The hospital moved to dismiss 2 of the 9 counts in Ehling’s Amended Complaint: (a) a state-law statutory claim under the New Jersey Wiretapping and Electronic Surveillance Control Act; and (2) a state-law tort claim for invasion of privacy.

The court dismissed the Wiretapping count because the supervisor did not access the Facebook posts “in the course of transmission,” which is a required element. The court concluded that, like the federal Wiretapping statute, the New Jersey Act does not apply to electronic communications once they are received. The court held that the Amended Complaint alleged that the posting was “live on the Facebook website for all of Plaintiff’s Facebook friends to access and view.” Thus, the post was no longer in transmission when the defendant allegedly accessed it.

The court did not dismiss the privacy claim. The hospital moved to dismiss this count on the ground that Plaintiff did not have a reasonable expectation of privacy in her Facebook post.
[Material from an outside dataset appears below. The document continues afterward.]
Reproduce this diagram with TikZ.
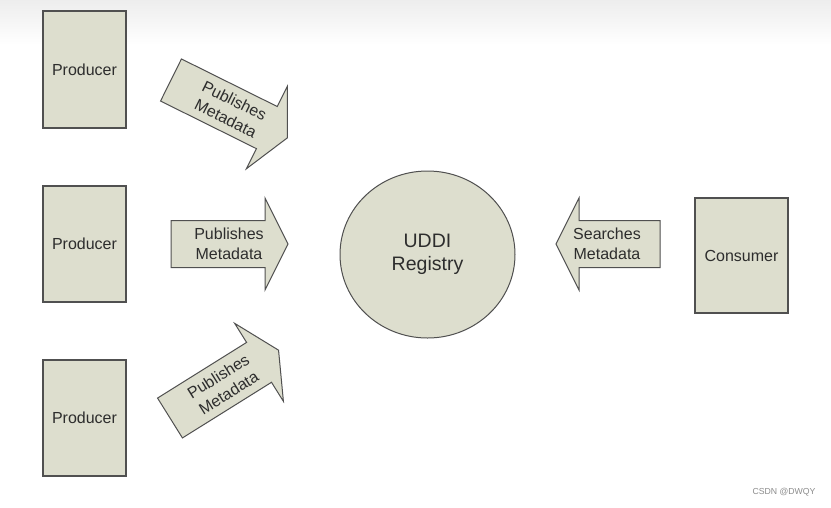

The court rule that “[p]rivacy in social networking is an emerging, but underdeveloped, area of case law.” The court noted that there are cases on both ends of the “privacy spectrum”–some courts have found that there is absolutely no expectation of privacy once information has been posted online; whereas other courts have found a reasonable expectation of privacy exists for individual, password-protected online communications.

Because the law “has not yet developed a coherent approach to communications falling between these two extremes,” the court declined to dismiss the claim, finding that Plaintiff had stated a plausible claim for invasion of privacy “especially given the open-ended nature of the case law.” In other words, the Court punted on the question of whether the plaintiff had a reasonable expectation of privacy in her Facebook posts.

The Take-Away for Employers

On Eric Godman’s Technology & Marketing Law Blog, Venkat Balasubramani, who alerted to me to this case via Twitter message (Thanks again, Venkat!) wrote an insightful post about several of the legal issues in the case. He also uses a term I heard only recently–“shoulder surfing”–which refers to a person who stands behind an internet user and watches the user’s browsing activity. What I take away from the case is more back-to-basics than Venkat’s more sophisticated approach.

In short, assuming everything alleged in the Amended Complaint are true, the key employer take-away is this:

Don’t look for trouble or you just may find it.

If the supervisor did not have a reason to look at the employee’s Facebook page–i.e., to go snooping around without reasonable suspicion of some conduct that would have harmed the hospital or prevented Ehling form performing her job duties is a bad idea. It makes you seem like you’re prosecuting the employee, being malicious, and/or, as was alleged here, engaging in retaliation.

Ehling v. Monmouth-Ocean Hosp. Serv. Corp., No. 2:11-cv-03305-WJM (D.N.J. May 30, 2012).